I'm currently doing a small project in college for structures being damped. We're adding weights to a structure and measuring the damping affect. We've calculated the damping ratio and coeffecients, however, we currently have damping ratio increasing with mass, which I do not believe is correct following the below equation:

$$\zeta=\frac{c}{2\sqrt{mk}} $$

The above equation, assuming $k$ and $c$ are constant, suggests that $\zeta$ decreases as mass increases.

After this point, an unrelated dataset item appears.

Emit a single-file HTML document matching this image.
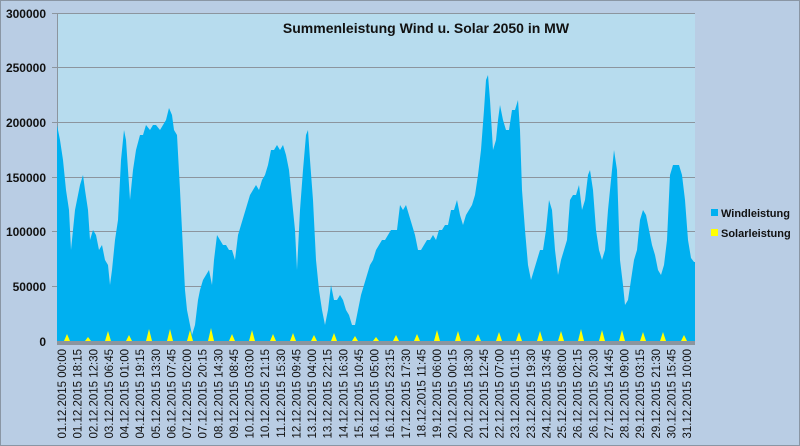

However, the results we are getting are entirely different, and we do not have a constant value for the damping coefficient:

We got the initial value of damping ratio by interpreting the graphs by using the following equation and process:

$${\sqrt{\frac{\left(\ln \left(\frac{x_n}{x_0}\right)\right)}{4(\pi n)^2+ \left(\ln \left(\frac{x_n}{x_0}\right)\right)}}} = \zeta$$

Where the above was rearranged from:

$$\Large{\frac{x_n}{x_0}= e^{\frac{-2\pi n \zeta }{\sqrt{1-\zeta^2}}}} $$

where $n=$ the number of full wave cycles between $x_0$ and $x_n$

Ultimately, I'm curious if the damping ratio should decrease with increase in mass, and should the damping coefficient stay constant?

Edit 2: Graphs for Unweighted vs 4.004 damping

Answer 1

I assume that your structure is a simple single spring mass damper system? For such a system the assumption of decreasing dampingratio $\zeta$ for increasing mass $m$ is correct. You need more dampingforce to stop a heavier system, therefore resulting in a smaller $\zeta$.

In reality though it could be that the additional mass affects the damping behaviour of your damper. There could be more reasons why your results don't fit the expectations. If you can supply some more information about your system it could be easier to pinpoint to the problem.

Edit1: Added image that shows the expected plot for different $\zeta$ values and different masses. The given data is flipped. My assumption are $c=2.5 kg/s$ and $k=162~kg/s^2$.